Brady is one of the best at those quick dives between left guard Logan Mankins and whoever is playing center at the time in short yardage plays. As Football Outsiders Scott Kacsmar jinxed earlier this year, Brady was an astounding 88 of 91 in 3rd/4th and less than two yards situations prior to this season. A 96.7% conversion is near untouchable in those crucial downs, and that has been the Patriots most reliable play in moving the chains.
Looking beyond just the 3rd/4th down conversions, Brady had an impact on other downs, opting to sneak up the middle on second down if he sees fit. His use of the hurry-up in conjunction with the short yards often forces defenses to play on their heels, allowed the Patriots offensive line to push forward for easy yards and a new set of downs.
This year, though, things have changed. We've entered an era of uncharted waters and the results aren't pretty. Bill Belichick hates error repeaters and no one can avoid his wrath. Tavon Wilson knows what happens when you let a defender behind yourself twice- you fall behind in the depth chart with no hope for resurfacing. Stevan Ridley with fumbles. Michael Buchanan with manning the edge. Dont'a Hightower in coverage. Kenbrell Thompkins with routes.
Make the same mistake multiple times and you lose snaps. If no one else emerges, you can fight for your snaps (Ridley, Hightower), but if someone steps up (Wilson, Buchanan, Thompkins), you might find yourself on the outside looking in. Purgatory.

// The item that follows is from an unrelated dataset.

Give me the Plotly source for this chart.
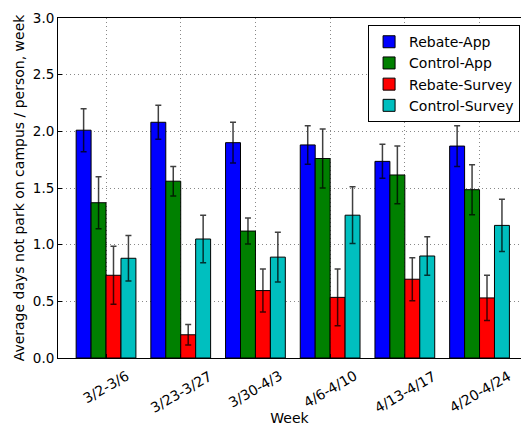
import plotly.graph_objects as go

weeks = ["3/2-3/6", "3/23-3/27", "3/30-4/3", "4/6-4/10", "4/13-4/17", "4/20-4/24"]
rebate_app = [2.01, 2.08, 1.90, 1.88, 1.735, 1.87]
rebate_app_err = [0.19, 0.15, 0.18, 0.17, 0.15, 0.18]
control_app = [1.37, 1.56, 1.12, 1.76, 1.615, 1.485]
control_app_err = [0.23, 0.13, 0.115, 0.26, 0.255, 0.22]
rebate_survey = [0.73, 0.205, 0.595, 0.535, 0.695, 0.53]
rebate_survey_err = [0.255, 0.09, 0.19, 0.25, 0.19, 0.20]
control_survey = [0.88, 1.05, 0.89, 1.26, 0.90, 1.17]
control_survey_err = [0.20, 0.21, 0.22, 0.25, 0.17, 0.23]

series = [
    ("Rebate-App", rebate_app, rebate_app_err, "#0000ff"),
    ("Control-App", control_app, control_app_err, "#008000"),
    ("Rebate-Survey", rebate_survey, rebate_survey_err, "#ff0000"),
    ("Control-Survey", control_survey, control_survey_err, "#00bfbf"),
]

FONT = "DejaVu Sans"
fig = go.Figure()
for name, vals, errs, col in series:
    fig.add_trace(go.Bar(
        name=name, x=weeks, y=vals,
        marker=dict(color=col, line=dict(color="black", width=1)),
        error_y=dict(type="data", array=errs, visible=True,
                     color="rgba(0,0,0,0.75)", thickness=1.5, width=3),
    ))

# rotated, centred category labels (matplotlib style)
for w in weeks:
    fig.add_annotation(x=w, xref="x", y=0, yref="paper", text=w,
                       showarrow=False, textangle=-30,
                       xanchor="center", yanchor="top", yshift=-7,
                       font=dict(family=FONT, size=14, color="black"))

fig.update_layout(
    width=521, height=426,
    margin=dict(l=58, r=0, t=18, b=68),
    plot_bgcolor="white", paper_bgcolor="white",
    barmode="group", bargap=0.2, bargroupgap=0,
    font=dict(family=FONT, size=13, color="black"),
    legend=dict(x=0.998, y=0.979, xanchor="right", yanchor="top",
                bgcolor="white", bordercolor="black", borderwidth=1,
                font=dict(size=14), tracegroupgap=0),
    showlegend=True,
)
fig.update_xaxes(
    range=[-0.643, 5.555],
    showgrid=True, gridcolor="#888888", griddash="1px,3px", gridwidth=1,
    showline=True, linecolor="black", linewidth=1, mirror=True,
    ticks="inside", ticklen=4, tickcolor="black",
    showticklabels=False,
    title=dict(text="Week", font=dict(size=14), standoff=58),
)
fig.update_yaxes(
    range=[0, 3.0], dtick=0.5, tickformat=".1f",
    showgrid=True, gridcolor="#888888", griddash="1px,3px", gridwidth=1,
    showline=True, linecolor="black", linewidth=1, mirror=False,
    ticks="inside", ticklen=4, tickcolor="black",
    tickfont=dict(size=13.5), zeroline=False,
    title=dict(text="Average days not park on campus / person, week",
               font=dict(size=14), standoff=4),
)

fig.write_html("out.html", config={"displayModeBar": False},
               post_script="document.body.style.margin='0px';"
                           "document.body.style.overflow='hidden';")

In this case, Belichick is punishing the exchange between Brady and center Ryan Wendell. They fumbled the exchange on the goal line against the Bills in Week 1 and again in Falcons territory in Week 4. The fumbles has resulted in the play getting shelved.
Looking at a recent time frame of 2010 onwards (basically since Brady returned from his leg injury and had a full season under his belt) at plays on any down where the offense needed one yard to go, we can see a clear pattern.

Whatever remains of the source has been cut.